Thirdly, the cultural divides also affect the political unity of the government. India, although a republic, governs as a federation like the US more than a centralized country. Different states among the country govern as individual principalities like the times when Britain still held the reins of India. The autonomy granted to many states hurts the entire country in governing and instituting reforms, as the central authority just does not have the power to force these local governments into establishing change. This tug of war with the central government and the local governments has always been a hallmark of India. The lack of authority from the capital basically handed the outsiders control of India with the people of the Indian subcontinent divided amongst themselves rather than the outsiders. The Mughal Empire and the British Empire respectively used the animosity between different groups in India to their full advantage, therefore coining the term “Divide and conquer”. They fermented disunity within the Indians, propped up alliances and coalitions with some Indian states to conquer others, sowed discord between cultural groups, and finally subjugated them in the end. The British mostly used Indians to govern the colonial government! This problem persists today. If New Delhi is unable to rein in the power of local state governments, it will be unable to pass reforms to strengthen its country.

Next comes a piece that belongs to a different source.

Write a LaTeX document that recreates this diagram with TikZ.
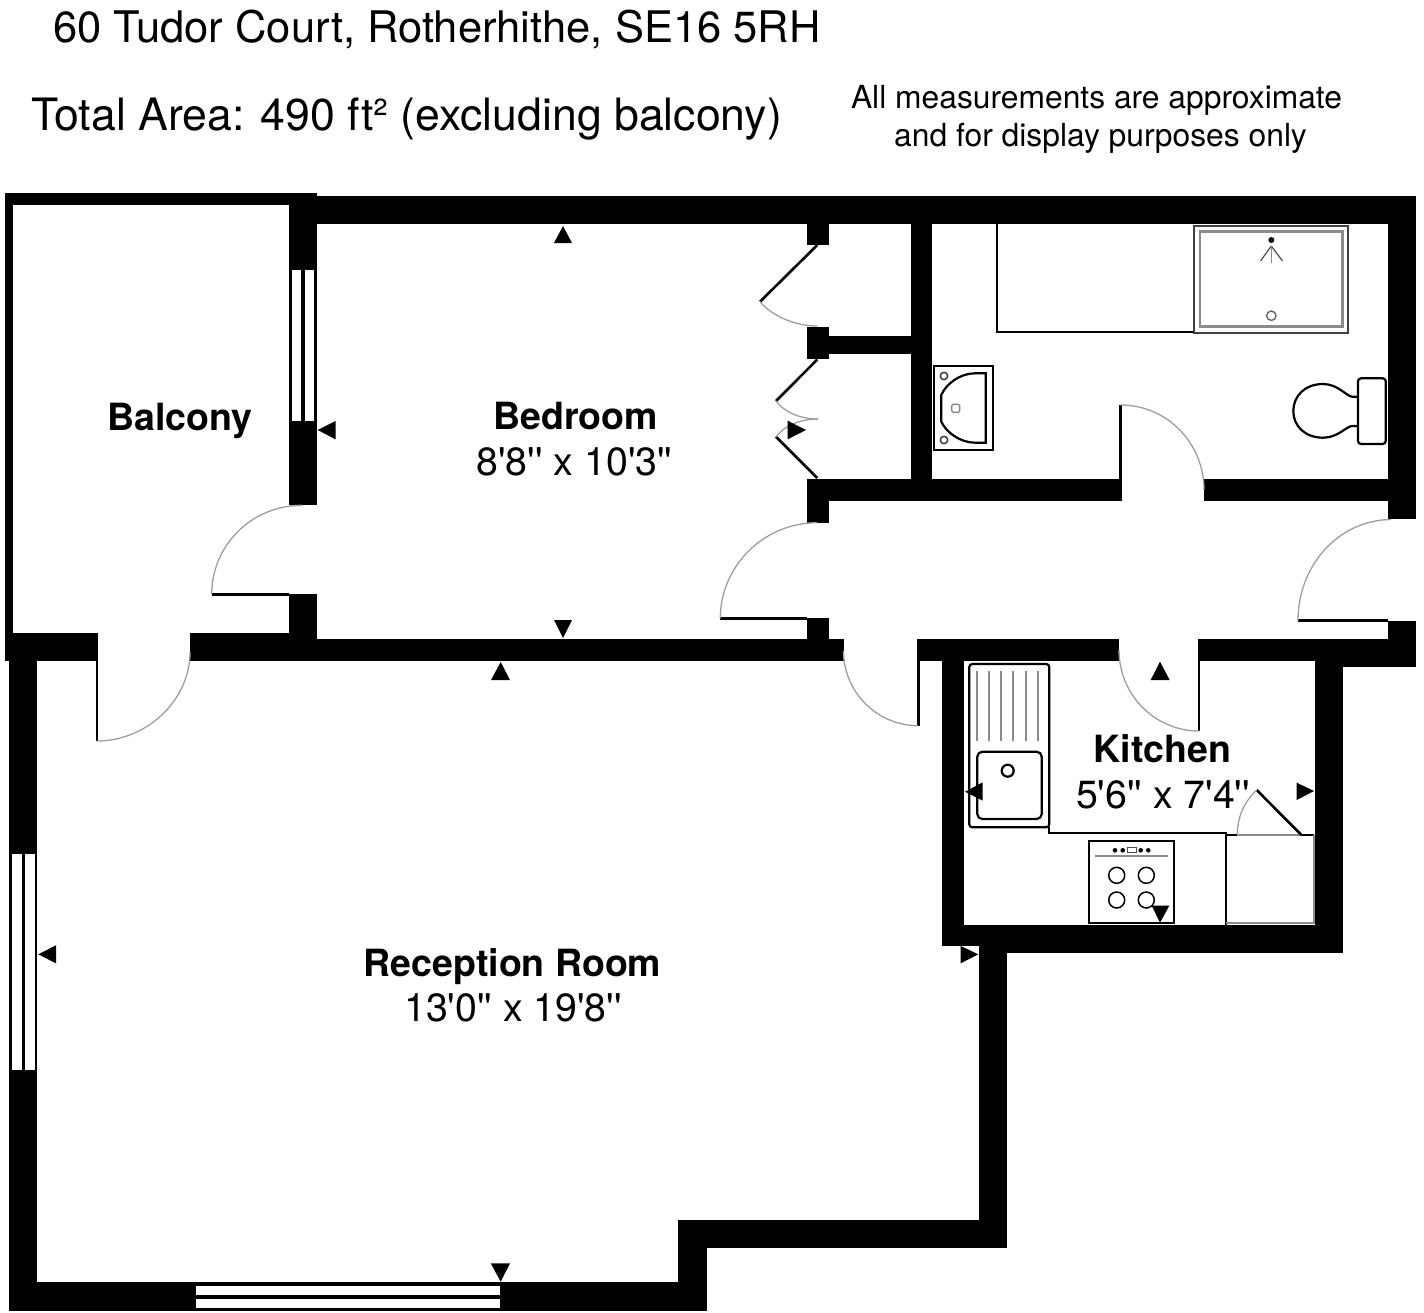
\documentclass[tikz,border=0pt]{standalone}
\usepackage{fontspec}
\setmainfont{TeX Gyre Heros}
\newcommand{\fs}[1]{\fontsize{#1}{#1}\selectfont}
\newcommand{\qq}{\textquotesingle}
\newcommand{\qd}{\textquotesingle\textquotesingle}
\definecolor{swingc}{gray}{0.62}
\definecolor{greyc}{gray}{0.55}
\tikzset{
  wallfill/.style={fill=black,draw=none},
  glass/.style={fill=white,draw=none},
  leaf/.style={draw=black,line width=2.6pt},
  swing/.style={draw=swingc,line width=1.3pt},
  fit1/.style={draw=black,line width=2.2pt},
  grey1/.style={draw=greyc,line width=2pt},
  mark1/.style={fill=black,draw=none},
  roomname/.style={font=\bfseries\fs{37.5},anchor=base,inner sep=0pt},
  roomsize/.style={font=\fs{39.3},anchor=base,inner sep=0pt},
  headtext/.style={font=\fs{43.5},anchor=base west,inner sep=0pt},
  areatext/.style={font=\fs{44.6},anchor=base west,inner sep=0pt},
  notetext/.style={font=\fs{31.8},anchor=base,inner sep=0pt}
}
\begin{document}
\begin{tikzpicture}[x=1pt,y=-1pt]
\useasboundingbox (0,0) rectangle (1424,1312);
\fill[white] (0,0) rectangle (1424,1312);
% walls
\foreach \a/\b/\c/\d in {
 5/193/13.3/661, 5/193/317/204.5, 289/193/317/505.3, 289/594/317/661,
 5/633/98.3/661, 190/633/289/661, 190/639/844/661,
 317/196/1416/224, 1388/196/1416/519.3,
 807/224/829/245, 807/327/829/359.3, 829/336/911/354.3, 911/224/932/480,
 807/479/1121.7/500.7, 1204/479/1416/500.7, 807/479/829/522.7, 807/617.5/829/640,
 1388/620.5/1416/667, 917/639/1119/660.7, 1198/639/1416/660.7,
 1315/639/1343.3/952.7, 1315/660/1416/667,
 942/639/963.7/946, 942/924.7/1343.3/946, 979.3/924.7/1343.3/952.7,
 979.3/924.7/1007.3/1248.3, 678/1220/1007.3/1248.3, 678/1220/706.5/1310.7,
 9.4/1282.3/706.5/1310.7, 9.4/661/37/1310.7}
 {\path[wallfill] (\a,\b) rectangle (\c,\d);}
% windows
\foreach \a/\b/\c/\d in {
 291.7/270/301/420.5, 304.7/270/313.7/420.5,
 12/854/21.7/1070, 25/854/34.7/1070,
 195.8/1286/500.2/1295, 195.8/1298.7/500.2/1307.7}
 {\path[glass] (\a,\b) rectangle (\c,\d);}
% doors
\draw[leaf] (97,661) -- (97,741);
\draw[swing] (97,741) .. controls (146,741) and (190,701) .. (190,652);
\draw[leaf] (289,594.4) -- (211.7,594.4);
\draw[swing] (211.7,594.4) .. controls (211.7,545) and (252,505.3) .. (302,505.3);
\draw[leaf] (817.3,245) -- (760,301.7);
\draw[swing] (760,301.7) .. controls (772,316) and (795,326) .. (817.3,326);
\draw[leaf] (817.3,359.5) -- (776,401);
\draw[swing] (776,401) .. controls (784,412) and (800,419) .. (818,419);
\draw[leaf] (817.3,478) -- (776,436.7);
\draw[swing] (776,436.7) .. controls (784,426) and (800,419) .. (818,419);
\draw[leaf] (807,618.3) -- (720.3,618.3);
\draw[swing] (720.3,618.3) .. controls (720.3,566) and (764,522.7) .. (817,522.7);
\draw[leaf] (1120.6,479) -- (1120.6,405);
\draw[swing] (1120.6,405) .. controls (1167,405) and (1204,443) .. (1204,490);
\draw[leaf] (1388,620.5) -- (1298,620.5);
\draw[swing] (1298,620.5) .. controls (1298,566) and (1338,520) .. (1391,519.5);
\draw[leaf] (918.2,660) -- (918.2,725.7);
\draw[swing] (918.2,725.7) .. controls (877,725.7) and (843.5,692) .. (843.5,651);
\draw[leaf] (1199,660) -- (1199,731);
\draw[swing] (1199,731) .. controls (1155,731) and (1119,695) .. (1119,650);
% bathroom fittings
\draw[fit1] (997,224) -- (997,332.3) -- (1194,332.3);
\draw[draw=black!75,line width=2pt] (1194,225.5) rectangle (1348.3,332.6);
\draw[grey1,line width=2.5pt] (1200,231.7) rectangle (1342.3,326.7);
\fill[black] (1271.3,240) circle (3);
\draw[draw=black!70,line width=1.2pt] (1271.3,246) -- (1260.5,261) (1271.3,246) -- (1282.5,261);
\draw[grey1,line width=1.6pt] (1271.3,246) -- (1271.3,263);
\draw[draw=black!60,line width=1.4pt] (1271.3,315.7) circle (4.7);
\draw[fit1,rounded corners=3pt] (1358,378.3) rectangle (1385.7,444);
\draw[fit1] (1358,396.7) -- (1352,396.7) .. controls (1346,396) and (1338,384) .. (1323,384)
  .. controls (1305,384) and (1293.3,396) .. (1293.3,411)
  .. controls (1293.3,426) and (1305,437.7) .. (1323,437.7)
  .. controls (1338,437.7) and (1346,426.5) .. (1352,426) -- (1358,426);
\draw[fit1,line width=2.3pt] (934.3,365.7) rectangle (993,450);
\draw[fit1] (985.7,373.3) -- (975,373.3) .. controls (960,373.3) and (946,384) .. (941.3,395)
  -- (941.3,421.7) .. controls (946,432) and (960,442.7) .. (975,442.7) -- (985.7,442.7) -- cycle;
\draw[draw=black!80,line width=1.4pt] (944,376) circle (3.7) (944,440) circle (3.7);
\draw[draw=black!50,line width=1.2pt,rounded corners=1.5pt] (951.7,404.3) rectangle (959.7,412.3);
% kitchen fittings
\draw[fit1,rounded corners=3pt] (969.3,664) rectangle (1049.3,827.3);
\foreach \x in {977.3,989.3,1001.3,1013.3,1025.7,1037.7}
  \draw[grey1] (\x,670.7) -- (\x,741);
\draw[fit1,rounded corners=5pt] (977.3,751.7) rectangle (1041.7,819);
\draw[fit1] (1007.7,770.7) circle (6);
\draw[fit1] (1049.3,827) -- (1049.3,832.7) -- (1226,832.7) -- (1226,924.7);
\draw[grey1] (1237,835.3) -- (1301.7,835.3);
\draw[fit1] (1226,835.3) -- (1237,835.3) (1301.7,835.3) -- (1314,835.3);
\draw[grey1] (1314,835.3) -- (1314,923) -- (1226,923);
\draw[leaf] (1301.7,835.3) -- (1256.7,790);
\draw[swing] (1256.7,790) .. controls (1244,802) and (1237.3,817) .. (1237.3,835);
\draw[fit1] (1088.7,841) rectangle (1174,923.3);
\foreach \x in {1115,1122.7,1140.7,1148.3} \fill[black] (\x,850.3) circle (2.3);
\draw[draw=black!70,line width=1pt] (1127.3,847.7) rectangle (1136,852.7);
\draw[grey1] (1095,856) -- (1168.3,856);
\foreach \x/\y in {1116.7/875.3,1146.3/875.3,1116.7/900,1146.3/900}
  \draw[draw=black,line width=1.5pt] (\x,\y) circle (8);
% measurement marks
\foreach \p/\q/\r/\s/\t/\u in {
 563/226/554/243/572/243,
 563/638/554/620/572/620,
 500.7/662/491/680/510/680,
 1160/661.7/1150.7/680/1169.7/680,
 1160/922.7/1151.7/905.7/1169.3/905.7,
 500.7/1281.7/490.8/1263.3/510/1263.3,
 806/430/787.7/420.7/787.7/439.3,
 1314/791/1296.7/782.7/1296.7/800,
 978.3/954.3/960.7/946/960.7/963.3,
 317.7/430/335.7/421/335.7/439.4,
 965/791.7/982.7/782.3/982.7/800.7,
 38.3/954.3/56/945.3/56/963.3}
 {\path[mark1] (\p,\q) -- (\r,\s) -- (\t,\u) -- cycle;}
% text
\node[headtext] (title) at (53,42) {60 Tudor Court, Rotherhithe, SE16 5RH};
\node[areatext] (area) at (31,130) {Total Area: 490 ft² (excluding balcony)};
\node[notetext] (note1) at (1096.5,108) {All measurements are approximate};
\node[notetext] (note2) at (1100.5,146) {and for display purposes only};
\node[roomname] (balcony) at (180,430) {Balcony};
\node[roomname] (bedroom) at (575.5,429) {Bedroom};
\node[roomsize] (bedsize) at (574.5,475) {8\qq 8\qd{} x 10\qq 3\qd};
\node[roomname] (reception) at (512.5,976) {Reception Room};
\node[roomsize] (recsize) at (513,1021) {13\qq 0\qd{} x 19\qq 8\qd};
\node[roomname] (kitchen) at (1162.5,762.5) {Kitchen};
\node[roomsize] (kitsize) at (1163,808) {5\qq 6\qd{} x 7\qq 4\qd};
\end{tikzpicture}
\end{document}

Finally, even though India has strong partnerships in Europe and in America, it has few friends locally. Pakistan and India are long time rivals, both having waged many wars against each other. Relations with Bangladesh are average; however, China is actively trying to improve relations with Bangladesh, agreeing to help Bangladesh to build a nuclear power plant. If Bangladesh sides with China in the future, it poses an existential threat to India’s security, as China and Bangladesh combined could cut off the Northeastern parts of India with the rest through the Siliguri Corridor. Relations with China are icy at best, and confrontational at worst. Recently, India and China have clashed over the Galwan Valley, further increasing tension between two major powers.
With many challenges posed to India in the 21st century, it remains to be seen whether India will ascend to global power status. With many challenges such as a culturally fractured nation, a decentralized government, and an isolated diplomatic policy, it must put a hold on many of the problems facing India or it will revert into a regional power.